Pada dekade 1980-an, pemahat patung di Kecamatan Trowulan, Kabupaten Mojokerto, awalnya membuat patung untuk kesenangan dan mengisi waktu. Batu andesit yang solid menjadi pilihan terbaik untuk dibentuk menjadi berbagai bentuk patung.
Setelah terdengar dan terlihat oleh banyak penggemar patung, kerajinan patung ini mulai memiliki nilai komersial, hingga akhirnya menjadi industri kecil yang berkembang pesat di Dusun Jati Sumber, Desa Wates Umpak, Kecamatan Trowulan, Mojokerto, Jawa Timur.
Pesanan patung di desa Wates Umpak datang dari berbagai kalangan, baik kolektor personal, tempat ibadah maupun industri wisata di kawasan lokal seperti Bali hingga Asia Tenggara dan Eropa. Era 1990-an menjadi masa keemasan bagi perajin patung Trowulan.
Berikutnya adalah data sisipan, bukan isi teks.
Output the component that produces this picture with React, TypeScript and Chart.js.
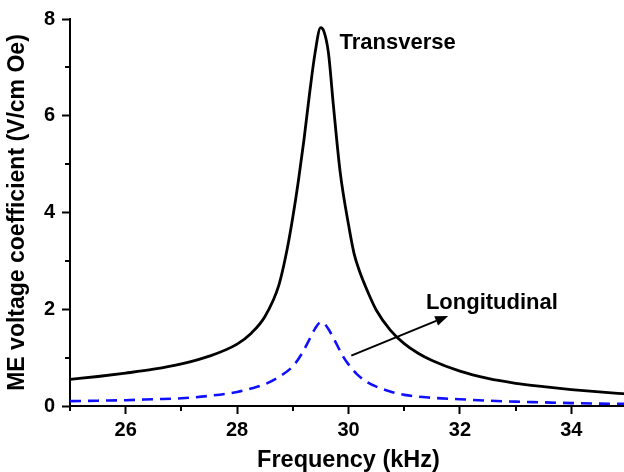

Warga desa banyak yang belajar memahat hingga akhirnya trampil dan ikut memproduksi atau bekerja sebagai pemahat patung. Kini tak kurang terdapat tujuh kelompok perajin di selatan Desa Wates Umpak. Di utara Desa Wates Umpak, terdapat empat kelompok perajin dan sisanya adalah warga desa yang secara mandiri berproduksi.
Suliswanto, 25, pemuda Desa Wates Umpak adalah satu di antara ratusan perajin. “Tiap hari saya memahat patung kecuali hari Minggu,” katanya.
Suliswanto bisa mendapatkan upah sekitar Rp 2 juta per bulan untuk pekerjaan ini. Lulusan SMU ini sudah belajar memahat sejak SMP. “Saat itu saya cuma melihat saja, karena hampir tiap hari melihat, saya akhirnya belajar memahat bentuk kepala Budha,” kisahnya.
Sebagian besar perajin mengawali pahatannya dengan membuat bentuk kepala Budha. Saat sudah mahir, perajin cukup mengandalkan feeling untuk memahat batu andesit utuh berbagai ukuran untuk dijadikan patung sederhana atau yang memiliki banyak detail.
Patung berbagai bentuk seperti patung Budha, Ganesha, Dewi Sri dan Dewi Shinta adalah bentuk patung yang sering diproduksi. Lama pengerjaan tergantung ukuran dan tingkat kesulitan atau detail patung. Untuk patung berukuran 2-3 meter dibutuhkan waktu sekitar 2 hingga 3 bulan.
Seiring waktu, pembeli patung pahatan batu andesit makin berkurang. Pada era 1990-an hingga 2000-an perajin cukup banyak mendapatkan pesanan. Namun, berbagai peristiwa seperti krisis Eropa dan bom Bali pada 2002 diindikasikan oleh perajin sebagai faktor surutnya pesanan patung.
“Dahulu orang asing yang berwisata langsung datang melihat, lantas memesan atau membeli. Sekarang jarang sekali ada pembeli bule,” tutur Suwaji, 50, perajin.
Kini,selain patung dari batu andesit utuh, pembeli banyak berminat dengan patung hasil cetakan semen. Selain pengerjaan lebih cepat, pembeli bisa mendapatkan harga jauh lebih murah. Di tengah persaingan dengan patung cetakan, pemahat patung batu andesit masih bertahan hingga kini.